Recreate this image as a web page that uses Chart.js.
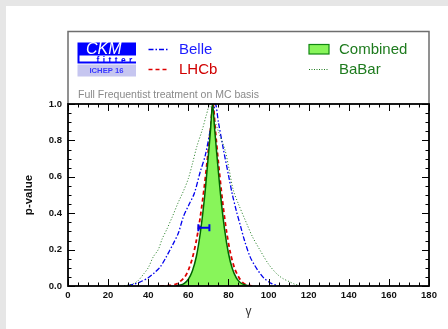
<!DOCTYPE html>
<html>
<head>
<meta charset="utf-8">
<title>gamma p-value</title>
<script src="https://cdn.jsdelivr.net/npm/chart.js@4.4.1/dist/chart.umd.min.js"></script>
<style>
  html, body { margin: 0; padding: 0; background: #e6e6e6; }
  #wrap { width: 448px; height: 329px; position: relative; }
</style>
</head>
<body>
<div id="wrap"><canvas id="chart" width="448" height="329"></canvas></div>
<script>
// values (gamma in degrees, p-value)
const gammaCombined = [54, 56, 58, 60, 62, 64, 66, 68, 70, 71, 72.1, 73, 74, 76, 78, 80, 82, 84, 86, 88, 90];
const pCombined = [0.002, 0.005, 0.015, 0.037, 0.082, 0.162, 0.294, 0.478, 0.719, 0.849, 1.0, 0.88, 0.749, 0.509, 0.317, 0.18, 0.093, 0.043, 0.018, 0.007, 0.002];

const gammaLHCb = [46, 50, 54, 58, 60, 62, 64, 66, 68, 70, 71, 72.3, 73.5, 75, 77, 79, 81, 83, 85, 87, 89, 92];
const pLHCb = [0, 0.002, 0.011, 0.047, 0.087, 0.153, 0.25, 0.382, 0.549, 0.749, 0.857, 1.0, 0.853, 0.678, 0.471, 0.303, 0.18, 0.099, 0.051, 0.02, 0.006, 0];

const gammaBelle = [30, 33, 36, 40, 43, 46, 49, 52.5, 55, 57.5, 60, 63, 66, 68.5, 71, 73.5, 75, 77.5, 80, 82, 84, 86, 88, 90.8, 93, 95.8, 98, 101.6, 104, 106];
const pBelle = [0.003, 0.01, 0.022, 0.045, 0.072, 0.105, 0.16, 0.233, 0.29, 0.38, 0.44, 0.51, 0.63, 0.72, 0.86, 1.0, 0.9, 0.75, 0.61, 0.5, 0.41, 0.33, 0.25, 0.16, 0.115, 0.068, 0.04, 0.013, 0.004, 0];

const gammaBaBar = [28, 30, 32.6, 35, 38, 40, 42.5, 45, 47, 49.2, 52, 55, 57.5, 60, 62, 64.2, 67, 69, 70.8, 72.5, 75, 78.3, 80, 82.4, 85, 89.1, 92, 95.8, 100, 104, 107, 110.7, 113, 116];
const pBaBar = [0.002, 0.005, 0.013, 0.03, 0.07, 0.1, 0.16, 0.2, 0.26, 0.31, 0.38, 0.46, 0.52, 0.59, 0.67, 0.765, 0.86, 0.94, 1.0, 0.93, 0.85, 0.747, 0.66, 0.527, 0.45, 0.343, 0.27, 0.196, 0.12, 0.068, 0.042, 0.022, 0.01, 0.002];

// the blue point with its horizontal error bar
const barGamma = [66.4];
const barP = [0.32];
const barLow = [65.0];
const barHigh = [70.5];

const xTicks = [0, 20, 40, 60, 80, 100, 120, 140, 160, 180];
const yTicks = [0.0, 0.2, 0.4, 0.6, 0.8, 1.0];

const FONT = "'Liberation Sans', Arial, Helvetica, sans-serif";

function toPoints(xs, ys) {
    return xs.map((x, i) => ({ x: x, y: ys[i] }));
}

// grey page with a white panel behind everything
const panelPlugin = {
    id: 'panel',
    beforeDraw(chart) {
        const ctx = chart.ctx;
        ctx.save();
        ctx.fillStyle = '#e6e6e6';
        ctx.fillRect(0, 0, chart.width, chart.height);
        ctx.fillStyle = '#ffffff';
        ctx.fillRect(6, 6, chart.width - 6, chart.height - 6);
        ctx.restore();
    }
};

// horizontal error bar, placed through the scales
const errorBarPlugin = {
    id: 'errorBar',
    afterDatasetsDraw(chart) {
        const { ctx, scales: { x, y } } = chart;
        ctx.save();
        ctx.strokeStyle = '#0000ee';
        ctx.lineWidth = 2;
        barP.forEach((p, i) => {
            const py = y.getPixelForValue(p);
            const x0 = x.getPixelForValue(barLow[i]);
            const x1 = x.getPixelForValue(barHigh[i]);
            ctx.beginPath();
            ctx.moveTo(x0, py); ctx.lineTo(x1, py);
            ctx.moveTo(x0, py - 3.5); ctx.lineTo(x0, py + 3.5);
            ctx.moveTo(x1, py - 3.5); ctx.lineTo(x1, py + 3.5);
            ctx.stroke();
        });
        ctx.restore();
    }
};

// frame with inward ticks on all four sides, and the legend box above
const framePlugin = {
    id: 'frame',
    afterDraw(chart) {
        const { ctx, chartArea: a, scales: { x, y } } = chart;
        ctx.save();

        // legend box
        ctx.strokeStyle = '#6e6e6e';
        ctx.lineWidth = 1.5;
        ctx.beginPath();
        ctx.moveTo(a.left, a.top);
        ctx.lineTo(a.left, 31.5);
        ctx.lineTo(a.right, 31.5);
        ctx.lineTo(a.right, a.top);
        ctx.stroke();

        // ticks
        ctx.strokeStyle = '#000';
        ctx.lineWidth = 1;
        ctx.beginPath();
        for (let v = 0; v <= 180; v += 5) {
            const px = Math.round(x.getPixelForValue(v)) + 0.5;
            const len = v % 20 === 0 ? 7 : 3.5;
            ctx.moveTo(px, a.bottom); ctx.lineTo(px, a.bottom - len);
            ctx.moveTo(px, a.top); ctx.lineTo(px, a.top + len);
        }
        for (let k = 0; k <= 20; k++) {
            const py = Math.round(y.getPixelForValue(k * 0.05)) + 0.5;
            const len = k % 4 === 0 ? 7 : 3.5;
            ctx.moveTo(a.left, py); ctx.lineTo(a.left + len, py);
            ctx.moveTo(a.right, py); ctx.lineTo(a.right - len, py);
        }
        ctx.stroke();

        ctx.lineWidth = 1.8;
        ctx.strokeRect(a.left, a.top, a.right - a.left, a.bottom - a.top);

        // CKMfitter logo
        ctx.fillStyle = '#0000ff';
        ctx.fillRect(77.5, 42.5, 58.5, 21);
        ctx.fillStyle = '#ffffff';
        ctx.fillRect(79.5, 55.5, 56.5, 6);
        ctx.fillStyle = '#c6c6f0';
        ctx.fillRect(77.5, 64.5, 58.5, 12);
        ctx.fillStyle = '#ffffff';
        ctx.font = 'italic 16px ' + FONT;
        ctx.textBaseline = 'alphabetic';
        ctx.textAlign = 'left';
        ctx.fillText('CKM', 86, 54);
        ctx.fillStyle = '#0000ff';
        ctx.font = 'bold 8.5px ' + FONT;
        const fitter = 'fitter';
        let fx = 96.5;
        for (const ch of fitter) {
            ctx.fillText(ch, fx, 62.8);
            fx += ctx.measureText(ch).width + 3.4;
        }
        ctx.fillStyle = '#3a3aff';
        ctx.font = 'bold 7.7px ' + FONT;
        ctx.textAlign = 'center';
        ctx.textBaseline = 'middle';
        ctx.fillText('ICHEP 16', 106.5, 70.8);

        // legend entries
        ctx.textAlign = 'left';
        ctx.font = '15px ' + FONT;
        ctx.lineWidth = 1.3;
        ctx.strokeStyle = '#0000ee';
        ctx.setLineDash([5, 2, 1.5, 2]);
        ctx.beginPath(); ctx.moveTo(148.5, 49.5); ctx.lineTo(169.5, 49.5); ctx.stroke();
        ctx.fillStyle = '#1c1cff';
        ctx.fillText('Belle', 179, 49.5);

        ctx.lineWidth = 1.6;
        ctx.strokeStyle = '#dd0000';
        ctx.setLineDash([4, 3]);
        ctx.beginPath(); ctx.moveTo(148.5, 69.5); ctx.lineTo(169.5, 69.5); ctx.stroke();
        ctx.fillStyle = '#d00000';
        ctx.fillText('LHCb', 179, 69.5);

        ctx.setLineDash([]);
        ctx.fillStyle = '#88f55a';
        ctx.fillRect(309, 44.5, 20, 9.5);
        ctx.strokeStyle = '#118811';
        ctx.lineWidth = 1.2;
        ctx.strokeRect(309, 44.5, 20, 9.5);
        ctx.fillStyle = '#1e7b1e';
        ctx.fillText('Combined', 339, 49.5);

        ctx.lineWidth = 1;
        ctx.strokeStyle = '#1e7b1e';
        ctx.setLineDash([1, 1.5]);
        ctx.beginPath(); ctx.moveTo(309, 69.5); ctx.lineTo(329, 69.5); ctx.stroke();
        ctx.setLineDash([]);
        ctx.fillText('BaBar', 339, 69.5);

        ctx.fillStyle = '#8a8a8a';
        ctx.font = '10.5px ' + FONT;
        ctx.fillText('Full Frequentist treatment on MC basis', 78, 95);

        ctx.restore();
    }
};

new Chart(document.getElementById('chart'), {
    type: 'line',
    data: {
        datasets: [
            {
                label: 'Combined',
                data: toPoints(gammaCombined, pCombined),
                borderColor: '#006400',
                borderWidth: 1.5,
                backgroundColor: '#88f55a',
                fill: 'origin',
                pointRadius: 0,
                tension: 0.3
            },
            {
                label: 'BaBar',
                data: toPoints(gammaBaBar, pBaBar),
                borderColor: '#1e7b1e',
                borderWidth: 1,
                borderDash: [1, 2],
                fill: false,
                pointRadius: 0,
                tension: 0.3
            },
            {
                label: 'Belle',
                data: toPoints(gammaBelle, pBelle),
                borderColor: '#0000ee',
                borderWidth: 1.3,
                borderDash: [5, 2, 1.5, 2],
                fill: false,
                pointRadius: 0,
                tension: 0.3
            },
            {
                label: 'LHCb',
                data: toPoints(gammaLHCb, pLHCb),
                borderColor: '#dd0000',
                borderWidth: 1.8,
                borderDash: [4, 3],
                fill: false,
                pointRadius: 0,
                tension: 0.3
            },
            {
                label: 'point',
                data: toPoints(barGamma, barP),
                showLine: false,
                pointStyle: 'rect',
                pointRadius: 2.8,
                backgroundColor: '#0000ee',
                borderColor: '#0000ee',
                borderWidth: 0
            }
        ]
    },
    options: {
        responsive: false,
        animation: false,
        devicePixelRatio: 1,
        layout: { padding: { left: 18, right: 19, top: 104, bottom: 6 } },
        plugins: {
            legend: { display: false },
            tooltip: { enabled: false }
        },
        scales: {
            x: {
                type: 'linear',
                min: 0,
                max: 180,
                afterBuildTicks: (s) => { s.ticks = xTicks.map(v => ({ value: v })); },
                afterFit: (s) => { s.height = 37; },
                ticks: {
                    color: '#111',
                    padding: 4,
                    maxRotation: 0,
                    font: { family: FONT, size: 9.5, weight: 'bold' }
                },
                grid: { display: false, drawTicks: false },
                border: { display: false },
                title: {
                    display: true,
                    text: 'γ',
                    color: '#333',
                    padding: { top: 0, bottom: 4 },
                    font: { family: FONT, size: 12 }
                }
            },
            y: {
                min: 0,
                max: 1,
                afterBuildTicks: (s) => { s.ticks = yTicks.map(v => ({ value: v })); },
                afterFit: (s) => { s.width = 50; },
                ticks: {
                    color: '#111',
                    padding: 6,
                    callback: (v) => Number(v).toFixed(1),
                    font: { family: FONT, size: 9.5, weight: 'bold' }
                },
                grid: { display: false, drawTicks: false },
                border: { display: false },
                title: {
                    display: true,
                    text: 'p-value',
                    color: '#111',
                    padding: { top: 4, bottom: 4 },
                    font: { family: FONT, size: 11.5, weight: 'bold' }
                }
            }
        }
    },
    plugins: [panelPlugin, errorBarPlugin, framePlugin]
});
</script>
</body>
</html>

WORK REQUIRED :: From the data, collect all lines where the string "page" appears.

CORRECT RESPONSE ::
Recreate this image as a web page that uses Chart.js.
// grey page with a white panel behind everything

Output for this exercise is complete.